START

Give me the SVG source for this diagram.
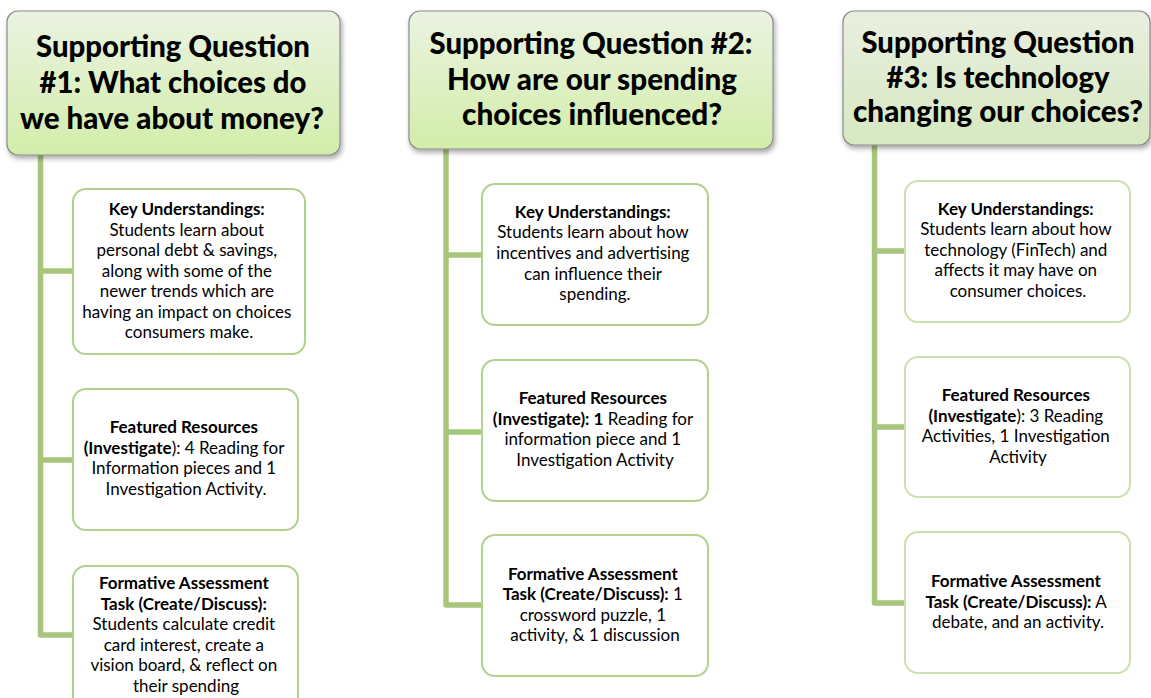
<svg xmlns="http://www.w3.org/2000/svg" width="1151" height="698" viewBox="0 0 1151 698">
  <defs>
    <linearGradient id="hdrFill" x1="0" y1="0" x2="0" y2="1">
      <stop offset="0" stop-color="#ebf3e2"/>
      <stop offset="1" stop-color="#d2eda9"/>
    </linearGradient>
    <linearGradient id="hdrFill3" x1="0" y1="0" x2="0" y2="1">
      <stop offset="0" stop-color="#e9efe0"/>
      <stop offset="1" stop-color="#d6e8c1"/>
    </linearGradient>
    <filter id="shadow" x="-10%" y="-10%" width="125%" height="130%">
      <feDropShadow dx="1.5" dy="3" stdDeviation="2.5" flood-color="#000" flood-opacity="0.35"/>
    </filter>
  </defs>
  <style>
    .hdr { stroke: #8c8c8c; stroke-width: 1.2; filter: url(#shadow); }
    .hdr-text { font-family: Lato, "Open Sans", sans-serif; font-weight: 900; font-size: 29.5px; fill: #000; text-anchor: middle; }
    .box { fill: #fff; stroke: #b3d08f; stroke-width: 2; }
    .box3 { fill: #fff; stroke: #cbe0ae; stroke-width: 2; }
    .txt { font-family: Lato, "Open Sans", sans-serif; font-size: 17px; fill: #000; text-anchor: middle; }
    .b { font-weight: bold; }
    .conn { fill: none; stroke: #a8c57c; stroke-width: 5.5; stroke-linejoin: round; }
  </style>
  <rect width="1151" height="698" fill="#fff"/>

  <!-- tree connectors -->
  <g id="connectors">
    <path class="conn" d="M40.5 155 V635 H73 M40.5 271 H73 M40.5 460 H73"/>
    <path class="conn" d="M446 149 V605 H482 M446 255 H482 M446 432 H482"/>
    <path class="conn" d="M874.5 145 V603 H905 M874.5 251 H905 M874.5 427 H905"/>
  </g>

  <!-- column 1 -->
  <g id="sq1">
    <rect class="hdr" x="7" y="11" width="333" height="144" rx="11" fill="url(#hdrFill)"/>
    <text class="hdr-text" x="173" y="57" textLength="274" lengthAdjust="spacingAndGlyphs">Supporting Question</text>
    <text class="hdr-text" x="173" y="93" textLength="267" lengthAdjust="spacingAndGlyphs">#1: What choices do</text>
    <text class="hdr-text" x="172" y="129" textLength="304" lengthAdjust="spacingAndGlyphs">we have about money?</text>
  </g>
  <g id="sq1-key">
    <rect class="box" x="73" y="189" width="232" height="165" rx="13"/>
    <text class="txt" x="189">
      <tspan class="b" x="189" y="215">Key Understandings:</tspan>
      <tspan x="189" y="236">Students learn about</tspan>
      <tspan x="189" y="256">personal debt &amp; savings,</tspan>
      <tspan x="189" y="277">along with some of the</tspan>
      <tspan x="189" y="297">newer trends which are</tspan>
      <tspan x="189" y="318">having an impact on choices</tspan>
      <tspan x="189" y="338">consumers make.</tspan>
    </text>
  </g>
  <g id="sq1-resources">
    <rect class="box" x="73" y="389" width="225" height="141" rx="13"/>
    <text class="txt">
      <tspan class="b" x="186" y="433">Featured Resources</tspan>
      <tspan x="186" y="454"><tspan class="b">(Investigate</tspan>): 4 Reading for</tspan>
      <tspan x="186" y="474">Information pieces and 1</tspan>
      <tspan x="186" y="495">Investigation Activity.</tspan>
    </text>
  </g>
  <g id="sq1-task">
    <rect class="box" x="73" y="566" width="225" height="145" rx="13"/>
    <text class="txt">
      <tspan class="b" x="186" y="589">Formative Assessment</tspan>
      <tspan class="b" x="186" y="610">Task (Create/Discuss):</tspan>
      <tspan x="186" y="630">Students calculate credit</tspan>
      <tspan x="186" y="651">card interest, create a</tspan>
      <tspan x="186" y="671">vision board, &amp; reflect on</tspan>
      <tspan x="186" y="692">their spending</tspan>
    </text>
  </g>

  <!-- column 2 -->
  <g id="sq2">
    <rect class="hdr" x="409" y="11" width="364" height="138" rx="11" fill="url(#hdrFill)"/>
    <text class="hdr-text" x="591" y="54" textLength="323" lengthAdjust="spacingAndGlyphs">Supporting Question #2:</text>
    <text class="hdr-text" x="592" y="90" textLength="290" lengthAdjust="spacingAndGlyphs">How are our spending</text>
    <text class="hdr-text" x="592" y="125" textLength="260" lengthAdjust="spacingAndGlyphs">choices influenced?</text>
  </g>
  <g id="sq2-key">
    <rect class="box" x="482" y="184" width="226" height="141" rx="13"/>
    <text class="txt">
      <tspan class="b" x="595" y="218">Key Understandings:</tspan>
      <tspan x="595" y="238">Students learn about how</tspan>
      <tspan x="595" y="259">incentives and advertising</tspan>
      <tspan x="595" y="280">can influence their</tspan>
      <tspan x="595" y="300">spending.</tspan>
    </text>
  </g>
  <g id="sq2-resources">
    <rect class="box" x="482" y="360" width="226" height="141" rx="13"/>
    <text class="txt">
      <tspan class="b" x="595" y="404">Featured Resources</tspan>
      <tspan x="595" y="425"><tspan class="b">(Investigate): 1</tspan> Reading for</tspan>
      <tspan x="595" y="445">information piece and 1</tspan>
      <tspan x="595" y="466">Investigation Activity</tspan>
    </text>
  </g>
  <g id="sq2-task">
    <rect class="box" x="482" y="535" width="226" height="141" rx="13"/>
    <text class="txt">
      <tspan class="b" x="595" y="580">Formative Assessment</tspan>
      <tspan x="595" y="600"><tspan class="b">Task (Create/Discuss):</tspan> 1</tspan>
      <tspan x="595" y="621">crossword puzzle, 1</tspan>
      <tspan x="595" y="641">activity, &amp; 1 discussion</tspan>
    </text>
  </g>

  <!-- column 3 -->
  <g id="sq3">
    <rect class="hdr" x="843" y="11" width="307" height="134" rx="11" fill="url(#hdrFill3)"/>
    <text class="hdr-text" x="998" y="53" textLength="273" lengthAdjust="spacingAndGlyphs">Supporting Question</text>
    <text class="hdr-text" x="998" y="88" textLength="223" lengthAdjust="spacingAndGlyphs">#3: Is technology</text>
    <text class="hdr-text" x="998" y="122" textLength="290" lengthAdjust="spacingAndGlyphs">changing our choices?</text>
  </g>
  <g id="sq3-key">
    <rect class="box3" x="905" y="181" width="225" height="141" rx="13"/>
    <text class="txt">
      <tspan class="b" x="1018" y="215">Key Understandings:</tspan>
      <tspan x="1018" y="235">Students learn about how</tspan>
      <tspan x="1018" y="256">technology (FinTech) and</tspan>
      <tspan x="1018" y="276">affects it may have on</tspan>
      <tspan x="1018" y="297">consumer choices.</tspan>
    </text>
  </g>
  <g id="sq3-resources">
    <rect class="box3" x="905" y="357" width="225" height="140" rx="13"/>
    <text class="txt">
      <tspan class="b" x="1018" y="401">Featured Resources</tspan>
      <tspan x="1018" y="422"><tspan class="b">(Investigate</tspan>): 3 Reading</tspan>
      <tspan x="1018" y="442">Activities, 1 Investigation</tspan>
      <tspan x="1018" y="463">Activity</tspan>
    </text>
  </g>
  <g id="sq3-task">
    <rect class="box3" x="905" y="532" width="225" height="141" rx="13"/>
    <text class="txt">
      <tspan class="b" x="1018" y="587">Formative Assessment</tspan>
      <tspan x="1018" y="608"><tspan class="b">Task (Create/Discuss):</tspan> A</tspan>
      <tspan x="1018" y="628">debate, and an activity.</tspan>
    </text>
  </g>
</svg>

END
START

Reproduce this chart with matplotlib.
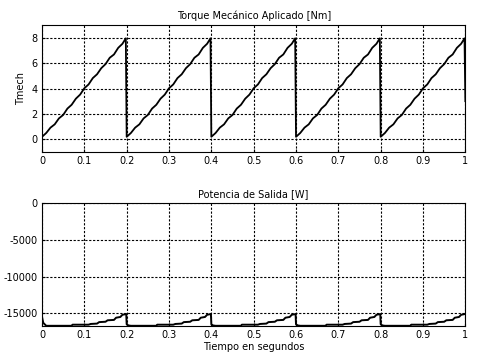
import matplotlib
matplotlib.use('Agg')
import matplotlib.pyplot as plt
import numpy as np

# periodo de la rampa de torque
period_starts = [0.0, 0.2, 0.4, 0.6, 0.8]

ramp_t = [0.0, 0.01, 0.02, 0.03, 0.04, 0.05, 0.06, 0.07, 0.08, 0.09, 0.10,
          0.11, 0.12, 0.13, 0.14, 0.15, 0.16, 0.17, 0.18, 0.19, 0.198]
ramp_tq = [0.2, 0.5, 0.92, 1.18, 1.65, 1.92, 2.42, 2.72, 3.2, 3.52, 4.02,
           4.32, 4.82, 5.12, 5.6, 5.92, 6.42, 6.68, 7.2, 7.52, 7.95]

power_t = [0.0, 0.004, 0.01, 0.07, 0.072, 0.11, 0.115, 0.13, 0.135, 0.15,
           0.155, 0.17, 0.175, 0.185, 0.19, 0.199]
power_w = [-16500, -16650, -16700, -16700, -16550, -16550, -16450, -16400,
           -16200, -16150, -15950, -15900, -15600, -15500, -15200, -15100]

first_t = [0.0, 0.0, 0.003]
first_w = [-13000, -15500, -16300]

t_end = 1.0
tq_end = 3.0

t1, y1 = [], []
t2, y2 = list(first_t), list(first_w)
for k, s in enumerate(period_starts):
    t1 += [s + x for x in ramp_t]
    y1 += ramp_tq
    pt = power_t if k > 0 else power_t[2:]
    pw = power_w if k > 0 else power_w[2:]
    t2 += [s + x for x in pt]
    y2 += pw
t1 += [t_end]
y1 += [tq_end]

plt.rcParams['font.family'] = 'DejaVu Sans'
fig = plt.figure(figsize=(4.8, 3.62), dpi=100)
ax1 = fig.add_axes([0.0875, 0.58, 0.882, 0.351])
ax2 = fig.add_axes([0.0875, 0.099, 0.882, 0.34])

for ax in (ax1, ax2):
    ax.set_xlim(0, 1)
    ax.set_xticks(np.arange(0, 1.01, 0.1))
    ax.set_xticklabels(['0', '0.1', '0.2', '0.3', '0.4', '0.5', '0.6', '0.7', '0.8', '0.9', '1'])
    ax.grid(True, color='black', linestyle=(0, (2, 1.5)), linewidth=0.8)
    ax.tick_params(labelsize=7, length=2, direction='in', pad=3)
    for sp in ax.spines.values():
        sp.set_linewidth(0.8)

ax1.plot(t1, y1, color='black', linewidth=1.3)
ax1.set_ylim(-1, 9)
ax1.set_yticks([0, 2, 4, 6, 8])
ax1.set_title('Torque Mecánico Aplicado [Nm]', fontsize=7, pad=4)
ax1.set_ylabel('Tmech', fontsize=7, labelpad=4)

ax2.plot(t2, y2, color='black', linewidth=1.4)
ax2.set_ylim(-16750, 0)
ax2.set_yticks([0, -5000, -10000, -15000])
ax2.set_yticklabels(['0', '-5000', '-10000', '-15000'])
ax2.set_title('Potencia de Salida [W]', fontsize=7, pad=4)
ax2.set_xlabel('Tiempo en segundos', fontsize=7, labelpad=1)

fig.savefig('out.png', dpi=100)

END

— AIM OF THE EXERCISE —
Give back, unchanged, each line from the one containing "Reproduce this chart with matplotlib." through the one containing "ax2 = fig.add_axes([0.0875, 0.099, 0.882, 0.34])". Pictures are to be left out.

— WRITTEN SOLUTION —
Reproduce this chart with matplotlib.
import matplotlib
matplotlib.use('Agg')
import matplotlib.pyplot as plt
import numpy as np

# periodo de la rampa de torque
period_starts = [0.0, 0.2, 0.4, 0.6, 0.8]

ramp_t = [0.0, 0.01, 0.02, 0.03, 0.04, 0.05, 0.06, 0.07, 0.08, 0.09, 0.10,
          0.11, 0.12, 0.13, 0.14, 0.15, 0.16, 0.17, 0.18, 0.19, 0.198]
ramp_tq = [0.2, 0.5, 0.92, 1.18, 1.65, 1.92, 2.42, 2.72, 3.2, 3.52, 4.02,
           4.32, 4.82, 5.12, 5.6, 5.92, 6.42, 6.68, 7.2, 7.52, 7.95]

power_t = [0.0, 0.004, 0.01, 0.07, 0.072, 0.11, 0.115, 0.13, 0.135, 0.15,
           0.155, 0.17, 0.175, 0.185, 0.19, 0.199]
power_w = [-16500, -16650, -16700, -16700, -16550, -16550, -16450, -16400,
           -16200, -16150, -15950, -15900, -15600, -15500, -15200, -15100]

first_t = [0.0, 0.0, 0.003]
first_w = [-13000, -15500, -16300]

t_end = 1.0
tq_end = 3.0

t1, y1 = [], []
t2, y2 = list(first_t), list(first_w)
for k, s in enumerate(period_starts):
    t1 += [s + x for x in ramp_t]
    y1 += ramp_tq
    pt = power_t if k > 0 else power_t[2:]
    pw = power_w if k > 0 else power_w[2:]
    t2 += [s + x for x in pt]
    y2 += pw
t1 += [t_end]
y1 += [tq_end]

plt.rcParams['font.family'] = 'DejaVu Sans'
fig = plt.figure(figsize=(4.8, 3.62), dpi=100)
ax1 = fig.add_axes([0.0875, 0.58, 0.882, 0.351])
ax2 = fig.add_axes([0.0875, 0.099, 0.882, 0.34])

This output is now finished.